- Task description -
Do not repeat pictures. Repeat exactly the lines of the listing below from its first line through the line with "9, bottom: 700".

- Provided data -

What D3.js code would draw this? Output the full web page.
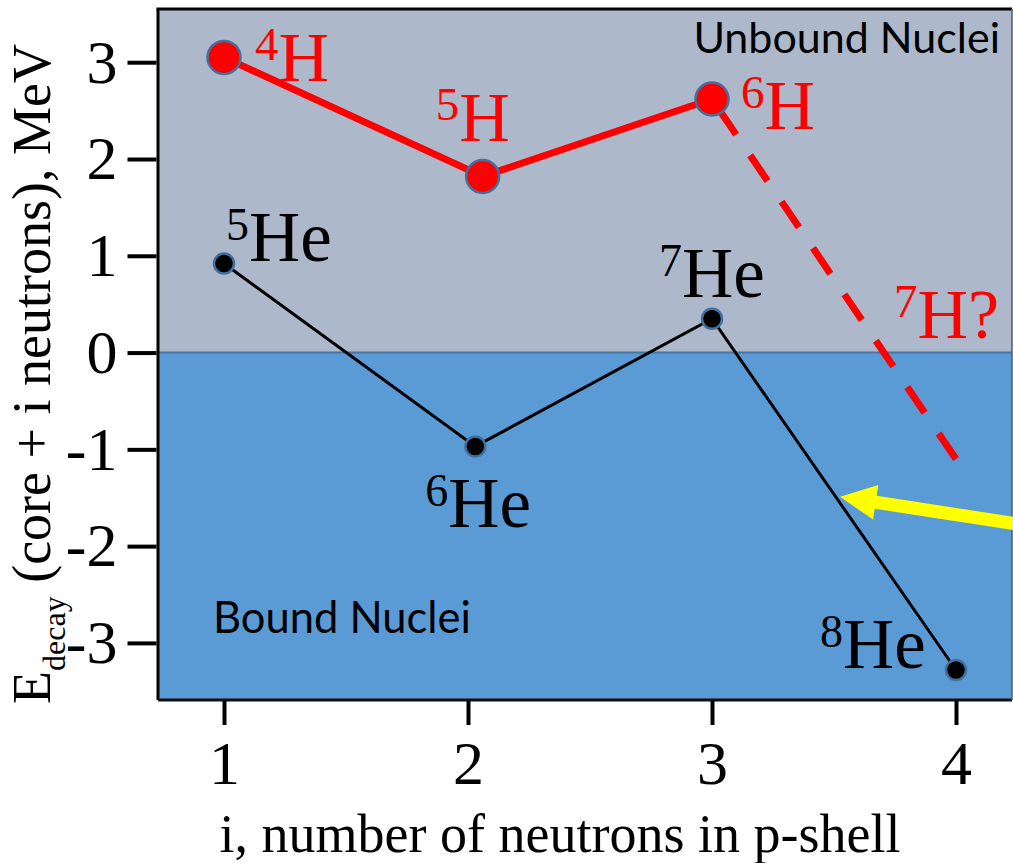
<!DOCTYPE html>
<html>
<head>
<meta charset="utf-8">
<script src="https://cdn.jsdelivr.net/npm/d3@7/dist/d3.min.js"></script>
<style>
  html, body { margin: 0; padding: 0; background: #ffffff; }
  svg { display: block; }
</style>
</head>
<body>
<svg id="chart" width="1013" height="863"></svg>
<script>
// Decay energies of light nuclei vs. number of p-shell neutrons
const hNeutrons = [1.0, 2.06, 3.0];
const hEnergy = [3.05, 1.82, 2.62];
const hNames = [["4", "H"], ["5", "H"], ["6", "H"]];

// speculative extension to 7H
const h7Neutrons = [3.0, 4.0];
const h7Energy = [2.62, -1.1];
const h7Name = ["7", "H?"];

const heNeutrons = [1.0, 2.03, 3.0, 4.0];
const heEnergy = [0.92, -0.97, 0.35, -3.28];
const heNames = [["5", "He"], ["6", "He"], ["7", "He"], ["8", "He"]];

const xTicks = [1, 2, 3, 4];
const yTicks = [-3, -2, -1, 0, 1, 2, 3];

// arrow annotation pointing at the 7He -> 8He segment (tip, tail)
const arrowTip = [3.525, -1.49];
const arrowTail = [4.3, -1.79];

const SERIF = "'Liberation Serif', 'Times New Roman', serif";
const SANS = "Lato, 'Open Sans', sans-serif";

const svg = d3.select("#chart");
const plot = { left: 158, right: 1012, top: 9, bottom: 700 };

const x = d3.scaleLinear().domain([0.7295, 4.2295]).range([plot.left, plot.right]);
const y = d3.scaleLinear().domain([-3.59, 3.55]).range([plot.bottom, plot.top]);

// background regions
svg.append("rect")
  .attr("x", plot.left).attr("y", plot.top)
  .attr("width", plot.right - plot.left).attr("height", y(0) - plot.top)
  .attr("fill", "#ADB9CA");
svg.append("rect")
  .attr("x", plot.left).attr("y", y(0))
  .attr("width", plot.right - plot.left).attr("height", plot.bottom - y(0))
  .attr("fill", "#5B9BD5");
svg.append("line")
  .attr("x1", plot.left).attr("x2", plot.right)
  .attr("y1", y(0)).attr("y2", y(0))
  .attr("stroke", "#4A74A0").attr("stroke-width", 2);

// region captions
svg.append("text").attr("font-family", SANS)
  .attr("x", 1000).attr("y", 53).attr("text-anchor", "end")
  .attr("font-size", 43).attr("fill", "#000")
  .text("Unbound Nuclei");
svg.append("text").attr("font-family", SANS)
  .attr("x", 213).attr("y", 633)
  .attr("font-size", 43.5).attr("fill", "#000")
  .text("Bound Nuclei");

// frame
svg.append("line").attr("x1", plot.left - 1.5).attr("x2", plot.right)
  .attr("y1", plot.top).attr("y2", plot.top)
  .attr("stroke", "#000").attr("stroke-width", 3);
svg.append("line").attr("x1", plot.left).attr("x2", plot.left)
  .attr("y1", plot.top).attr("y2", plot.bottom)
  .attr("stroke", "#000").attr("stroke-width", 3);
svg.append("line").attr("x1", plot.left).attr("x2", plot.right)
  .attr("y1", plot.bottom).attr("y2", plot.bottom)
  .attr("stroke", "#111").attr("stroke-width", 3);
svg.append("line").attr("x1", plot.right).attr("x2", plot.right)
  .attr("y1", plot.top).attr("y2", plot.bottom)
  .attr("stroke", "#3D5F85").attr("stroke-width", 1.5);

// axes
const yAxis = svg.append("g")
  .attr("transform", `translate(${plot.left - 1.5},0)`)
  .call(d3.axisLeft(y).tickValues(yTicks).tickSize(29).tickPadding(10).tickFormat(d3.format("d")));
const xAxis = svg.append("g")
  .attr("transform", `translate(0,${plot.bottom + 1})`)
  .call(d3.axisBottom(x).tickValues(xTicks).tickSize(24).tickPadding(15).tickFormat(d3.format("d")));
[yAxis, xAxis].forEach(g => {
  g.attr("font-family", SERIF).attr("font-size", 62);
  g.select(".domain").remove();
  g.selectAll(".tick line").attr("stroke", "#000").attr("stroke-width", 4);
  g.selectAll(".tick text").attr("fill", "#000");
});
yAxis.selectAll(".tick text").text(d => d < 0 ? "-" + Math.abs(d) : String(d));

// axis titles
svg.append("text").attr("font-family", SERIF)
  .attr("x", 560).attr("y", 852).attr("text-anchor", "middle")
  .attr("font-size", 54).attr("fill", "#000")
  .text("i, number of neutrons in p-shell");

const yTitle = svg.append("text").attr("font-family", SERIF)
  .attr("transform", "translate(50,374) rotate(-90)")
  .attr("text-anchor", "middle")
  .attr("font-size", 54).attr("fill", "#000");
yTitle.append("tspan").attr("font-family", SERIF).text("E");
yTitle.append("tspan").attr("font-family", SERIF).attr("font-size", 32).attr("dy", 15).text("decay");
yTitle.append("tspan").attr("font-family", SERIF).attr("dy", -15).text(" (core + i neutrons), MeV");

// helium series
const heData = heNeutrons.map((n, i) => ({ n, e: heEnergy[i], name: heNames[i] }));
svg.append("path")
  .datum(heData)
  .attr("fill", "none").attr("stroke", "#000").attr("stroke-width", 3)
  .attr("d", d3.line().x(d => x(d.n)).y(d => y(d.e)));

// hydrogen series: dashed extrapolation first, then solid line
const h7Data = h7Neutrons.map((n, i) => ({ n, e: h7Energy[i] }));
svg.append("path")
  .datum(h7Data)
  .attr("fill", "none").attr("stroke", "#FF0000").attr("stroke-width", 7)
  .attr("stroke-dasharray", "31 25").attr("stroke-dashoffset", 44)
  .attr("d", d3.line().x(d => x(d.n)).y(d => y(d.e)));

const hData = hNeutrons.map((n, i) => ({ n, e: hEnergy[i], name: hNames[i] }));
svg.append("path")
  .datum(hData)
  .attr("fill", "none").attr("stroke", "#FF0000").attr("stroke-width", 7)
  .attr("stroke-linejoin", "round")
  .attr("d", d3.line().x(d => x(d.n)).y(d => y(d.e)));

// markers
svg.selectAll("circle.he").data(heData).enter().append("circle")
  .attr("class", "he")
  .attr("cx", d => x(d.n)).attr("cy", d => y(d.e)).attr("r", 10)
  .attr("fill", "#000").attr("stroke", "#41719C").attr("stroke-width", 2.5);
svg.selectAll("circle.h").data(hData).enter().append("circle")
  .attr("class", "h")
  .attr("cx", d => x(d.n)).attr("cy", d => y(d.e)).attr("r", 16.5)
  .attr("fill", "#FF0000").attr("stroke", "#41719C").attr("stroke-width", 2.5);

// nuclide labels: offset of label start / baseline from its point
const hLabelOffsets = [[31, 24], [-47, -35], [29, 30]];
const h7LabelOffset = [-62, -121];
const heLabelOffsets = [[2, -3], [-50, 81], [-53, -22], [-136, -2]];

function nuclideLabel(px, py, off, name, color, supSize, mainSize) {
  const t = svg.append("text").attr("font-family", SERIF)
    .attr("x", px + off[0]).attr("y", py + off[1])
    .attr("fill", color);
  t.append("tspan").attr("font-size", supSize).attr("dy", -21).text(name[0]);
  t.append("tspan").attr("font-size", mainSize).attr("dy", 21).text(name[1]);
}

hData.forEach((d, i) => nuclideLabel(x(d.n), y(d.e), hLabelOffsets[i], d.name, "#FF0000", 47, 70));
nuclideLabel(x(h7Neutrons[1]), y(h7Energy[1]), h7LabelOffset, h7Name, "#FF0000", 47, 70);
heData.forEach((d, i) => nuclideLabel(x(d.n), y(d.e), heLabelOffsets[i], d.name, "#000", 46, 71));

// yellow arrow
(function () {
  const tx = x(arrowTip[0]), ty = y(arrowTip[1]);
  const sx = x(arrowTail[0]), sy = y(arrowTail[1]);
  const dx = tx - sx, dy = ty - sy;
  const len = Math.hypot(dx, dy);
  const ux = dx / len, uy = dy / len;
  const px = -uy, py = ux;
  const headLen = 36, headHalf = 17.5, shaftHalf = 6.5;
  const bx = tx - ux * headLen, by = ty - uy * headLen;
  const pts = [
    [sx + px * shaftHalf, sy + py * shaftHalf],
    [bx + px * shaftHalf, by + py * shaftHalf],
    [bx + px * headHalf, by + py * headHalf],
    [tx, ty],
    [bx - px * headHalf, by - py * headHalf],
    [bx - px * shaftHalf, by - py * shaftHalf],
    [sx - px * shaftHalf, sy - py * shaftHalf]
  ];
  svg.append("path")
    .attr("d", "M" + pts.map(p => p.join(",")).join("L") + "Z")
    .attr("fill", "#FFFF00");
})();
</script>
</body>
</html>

- Written solution -
What D3.js code would draw this? Output the full web page.
<!DOCTYPE html>
<html>
<head>
<meta charset="utf-8">
<script src="https://cdn.jsdelivr.net/npm/d3@7/dist/d3.min.js"></script>
<style>
  html, body { margin: 0; padding: 0; background: #ffffff; }
  svg { display: block; }
</style>
</head>
<body>
<svg id="chart" width="1013" height="863"></svg>
<script>
// Decay energies of light nuclei vs. number of p-shell neutrons
const hNeutrons = [1.0, 2.06, 3.0];
const hEnergy = [3.05, 1.82, 2.62];
const hNames = [["4", "H"], ["5", "H"], ["6", "H"]];

// speculative extension to 7H
const h7Neutrons = [3.0, 4.0];
const h7Energy = [2.62, -1.1];
const h7Name = ["7", "H?"];

const heNeutrons = [1.0, 2.03, 3.0, 4.0];
const heEnergy = [0.92, -0.97, 0.35, -3.28];
const heNames = [["5", "He"], ["6", "He"], ["7", "He"], ["8", "He"]];

const xTicks = [1, 2, 3, 4];
const yTicks = [-3, -2, -1, 0, 1, 2, 3];

// arrow annotation pointing at the 7He -> 8He segment (tip, tail)
const arrowTip = [3.525, -1.49];
const arrowTail = [4.3, -1.79];

const SERIF = "'Liberation Serif', 'Times New Roman', serif";
const SANS = "Lato, 'Open Sans', sans-serif";

const svg = d3.select("#chart");
const plot = { left: 158, right: 1012, top: 9, bottom: 700 };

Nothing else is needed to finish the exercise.